Anche in questa affermazione la Corte continua a ribadire i concetti di ordine generale ovvero che i controlli sulla prestazione lavorativa sono vietati anche al di fuori dei locali aziendali, restando sempre in vigore il principio di diritto che l’investigatore privato può svolgere il controllo difensivo quando è finalizzato a disvelare comportamenti illeciti, e nel caso di specie penalmente rilevanti, del lavoratore.

La conclusione, che accoglie le doglianze del lavoratore, riguardano però una fattispecie complessa in quanto “le investigazioni che avevano interessato il lavoratore erano sorte nell'ambito della più ampia indagine avente ad oggetto la violazione dei permessi ai sensi della L. n. 104 del 1992, art. 33, da parte della collega S.L., con la quale il ricorrente era stato ripreso più volte.

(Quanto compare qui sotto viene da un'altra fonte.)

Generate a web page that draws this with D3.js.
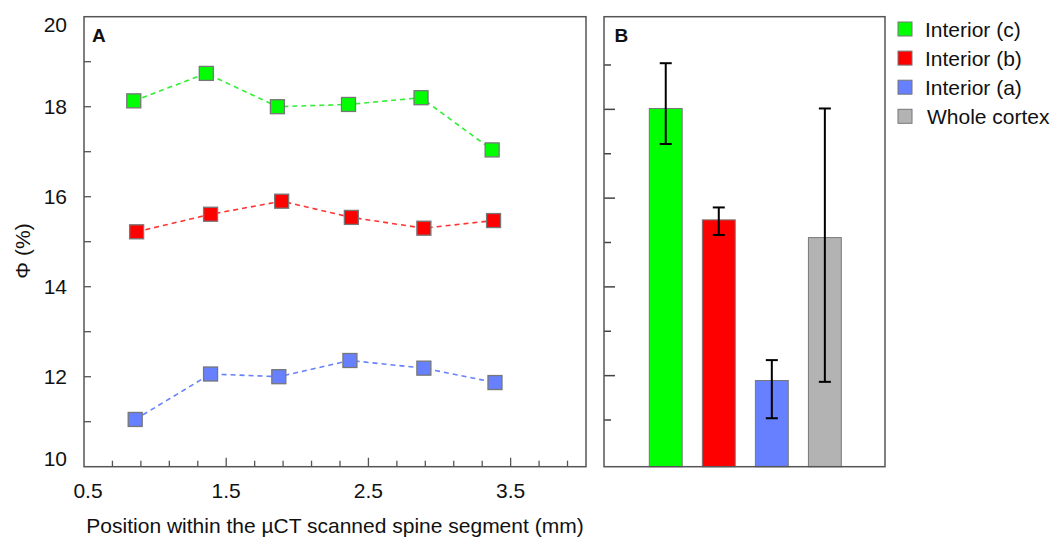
<!DOCTYPE html>
<html>
<head>
<meta charset="utf-8">
<script src="https://cdn.jsdelivr.net/npm/d3@7"></script>
<style>
  body { margin: 0; background: #fff; }
  text { font-family: "Liberation Sans", Arial, sans-serif; fill: #111; }
</style>
</head>
<body>
<div id="chart"></div>
<script>
// Global Variables :
var width = 1053,
    height = 539;

// panel A : porosity along the scanned segment
var seriesNames = ["Interior (c)", "Interior (b)", "Interior (a)"];
var seriesColors = ["#00ff00", "#ff0000", "#6680ff"];
var lineColors = ["#33ee33", "#ff3333", "#6680ff"];

var posC = [0.85, 1.36, 1.86, 2.36, 2.87, 3.37],
    phiC = [18.13, 18.74, 18.0, 18.05, 18.2, 17.04];
var posB = [0.87, 1.39, 1.89, 2.38, 2.89, 3.38],
    phiB = [15.22, 15.61, 15.9, 15.54, 15.3, 15.47];
var posA = [0.86, 1.39, 1.87, 2.37, 2.89, 3.39],
    phiA = [11.05, 12.06, 12.0, 12.36, 12.19, 11.87];

var xTickLabels = ["0.5", "1.5", "2.5", "3.5"];
var yTickLabels = ["10", "12", "14", "16", "18", "20"];

// panel B : mean values with ranges
var barNames = ["Interior (c)", "Interior (b)", "Interior (a)", "Whole cortex"];
var barColors = ["#00ff00", "#ff0000", "#6680ff", "#b3b3b3"];
var barMean = [18.02, 15.51, 11.89, 15.11],
    barLow = [17.22, 15.17, 11.04, 11.86],
    barHigh = [19.04, 15.79, 12.35, 18.02];

var svg = d3.select("#chart").append("svg")
  .attr("width", width)
  .attr("height", height);

// ---------- Panel A ----------
var frameA = {left: 84, right: 586, top: 16.7, bottom: 466.7};

var xA = d3.scaleLinear().domain([0.5, 4.03]).range([frameA.left, frameA.right]);
var yA = d3.scaleLinear().domain([10, 20]).range([frameA.bottom, frameA.top]);

var gA = svg.append("g");

gA.append("rect")
  .attr("x", frameA.left).attr("y", frameA.top)
  .attr("width", frameA.right - frameA.left)
  .attr("height", frameA.bottom - frameA.top)
  .attr("fill", "none").attr("stroke", "#555").attr("stroke-width", 1.5);

// y ticks (inside)
gA.selectAll(".ytick")
  .data(d3.range(11, 20))
  .enter().append("line")
  .attr("x1", frameA.left).attr("x2", frameA.left + 7)
  .attr("y1", function(d) { return yA(d); })
  .attr("y2", function(d) { return yA(d); })
  .attr("stroke", "#555").attr("stroke-width", 1.3);

gA.selectAll(".ylab")
  .data(yTickLabels)
  .enter().append("text")
  .attr("x", 67)
  .attr("y", function(d) {
    var v = +d, y = yA(v);
    if (v == 20) y += 8;
    if (v == 10) y -= 8;
    return y + 7.5;
  })
  .attr("text-anchor", "end")
  .style("font-size", "21px")
  .text(function(d) { return d; });

// x ticks (inside)
var xTicks = d3.range(0, 18).map(function(i) { return +(0.7 + i * 0.2).toFixed(1); })
  .filter(function(d) { return d < 4.0; });
gA.selectAll(".xtick")
  .data(xTicks)
  .enter().append("line")
  .attr("x1", function(d) { return xA(d); })
  .attr("x2", function(d) { return xA(d); })
  .attr("y1", frameA.bottom)
  .attr("y2", function(d) { return xTickLabels.indexOf(d.toFixed(1)) != -1 ? frameA.bottom - 9 : frameA.bottom - 6; })
  .attr("stroke", "#555").attr("stroke-width", 1.3);

gA.selectAll(".xlab")
  .data(xTickLabels)
  .enter().append("text")
  .attr("x", function(d) { return +d == 0.5 ? xA(+d) + 4 : xA(+d); })
  .attr("y", 498)
  .attr("text-anchor", "middle")
  .style("font-size", "21px")
  .text(function(d) { return d; });

gA.append("text")
  .attr("x", (frameA.left + frameA.right) / 2)
  .attr("y", 533)
  .attr("text-anchor", "middle")
  .style("font-size", "21px")
  .text("Position within the µCT scanned spine segment (mm)");

gA.append("text")
  .attr("transform", "translate(30,251) rotate(-90)")
  .attr("text-anchor", "middle")
  .style("font-size", "21px")
  .text("Φ (%)");

gA.append("text")
  .attr("x", 92).attr("y", 41.5)
  .style("font-size", "19px").style("font-weight", "bold")
  .text("A");

var lineData = [
  d3.zip(posC, phiC),
  d3.zip(posB, phiB),
  d3.zip(posA, phiA)
];

var line = d3.line()
  .x(function(d) { return xA(d[0]); })
  .y(function(d) { return yA(d[1]); });

var msize = 14;
lineData.forEach(function(pts, i) {
  gA.append("path")
    .attr("d", line(pts))
    .attr("fill", "none")
    .attr("stroke", lineColors[i])
    .attr("stroke-width", 1.6)
    .attr("stroke-dasharray", "5,4");

  gA.selectAll(".m" + i)
    .data(pts)
    .enter().append("rect")
    .attr("x", function(d) { return xA(d[0]) - msize / 2; })
    .attr("y", function(d) { return yA(d[1]) - msize / 2; })
    .attr("width", msize).attr("height", msize)
    .attr("fill", seriesColors[i])
    .attr("stroke", "#777").attr("stroke-width", 1.3);
});

// ---------- Panel B ----------
var frameB = {left: 604, right: 885, top: 16.7, bottom: 466.7};

var yB = d3.scaleLinear().domain([10, 20]).range([464.4, 20.6]);
var xB = d3.scaleBand().domain(barNames).range([649.3, 841.3]).paddingInner(0.38);

var gB = svg.append("g");

gB.selectAll(".ytickB")
  .data(d3.range(11, 20))
  .enter().append("line")
  .attr("x1", frameB.left)
  .attr("x2", function(d) { return d % 2 == 0 ? frameB.left + 11 : frameB.left + 7; })
  .attr("y1", function(d) { return yB(d); })
  .attr("y2", function(d) { return yB(d); })
  .attr("stroke", "#444").attr("stroke-width", 1.5);

gB.selectAll(".bar")
  .data(barNames)
  .enter().append("rect")
  .attr("x", function(d) { return xB(d); })
  .attr("y", function(d, i) { return yB(barMean[i]); })
  .attr("width", xB.bandwidth())
  .attr("height", function(d, i) { return frameB.bottom - yB(barMean[i]); })
  .attr("fill", function(d, i) { return barColors[i]; })
  .attr("stroke", "#777").attr("stroke-width", 1);

var errs = gB.selectAll(".err")
  .data(barNames)
  .enter().append("g")
  .attr("stroke", "#000").attr("stroke-width", 2);

errs.append("line")
  .attr("x1", function(d) { return xB(d) + xB.bandwidth() / 2; })
  .attr("x2", function(d) { return xB(d) + xB.bandwidth() / 2; })
  .attr("y1", function(d, i) { return yB(barLow[i]); })
  .attr("y2", function(d, i) { return yB(barHigh[i]); });
errs.append("line")
  .attr("x1", function(d) { return xB(d) + xB.bandwidth() / 2 - 6; })
  .attr("x2", function(d) { return xB(d) + xB.bandwidth() / 2 + 6; })
  .attr("y1", function(d, i) { return yB(barLow[i]); })
  .attr("y2", function(d, i) { return yB(barLow[i]); });
errs.append("line")
  .attr("x1", function(d) { return xB(d) + xB.bandwidth() / 2 - 6; })
  .attr("x2", function(d) { return xB(d) + xB.bandwidth() / 2 + 6; })
  .attr("y1", function(d, i) { return yB(barHigh[i]); })
  .attr("y2", function(d, i) { return yB(barHigh[i]); });

gB.append("rect")
  .attr("x", frameB.left).attr("y", frameB.top)
  .attr("width", frameB.right - frameB.left)
  .attr("height", frameB.bottom - frameB.top)
  .attr("fill", "none").attr("stroke", "#555").attr("stroke-width", 1.5);

gB.append("text")
  .attr("x", 614.5).attr("y", 41.5)
  .style("font-size", "19px").style("font-weight", "bold")
  .text("B");

// Legend :
var legend = svg.append("g").attr("transform", "translate(898,29)");
var legendItems = legend.selectAll(".leg")
  .data(barNames)
  .enter().append("g")
  .attr("transform", function(d, i) { return "translate(0," + (i * 29.1) + ")"; });

legendItems.append("rect")
  .attr("x", 0).attr("y", -7)
  .attr("width", 14).attr("height", 14)
  .attr("fill", function(d, i) { return barColors[i]; })
  .attr("stroke", "#777").attr("stroke-width", 1);

legendItems.append("text")
  .attr("x", function(d, i) { return i == 3 ? 29 : 27; })
  .attr("y", 8)
  .style("font-size", "21px")
  .text(function(d) { return d; });
</script>
</body>
</html>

Affermando pertanto che l’attività (investigativa) lecita svolta sulla collega, la quale violava i permessi 104/1992, ha coinvolto incidentalmente il ricorrente. Tali informazioni quindi non posso essere utilizzate a danno del ricorrente in quanto scaturite nel perimetro di altra indagine.

Pertanto la Suprema Corte ha fatto buon governo dei principi di diritto sopra enunciati potendo così affermare che non si tratta di un overruling, per le ragioni in diritto sopra esposte.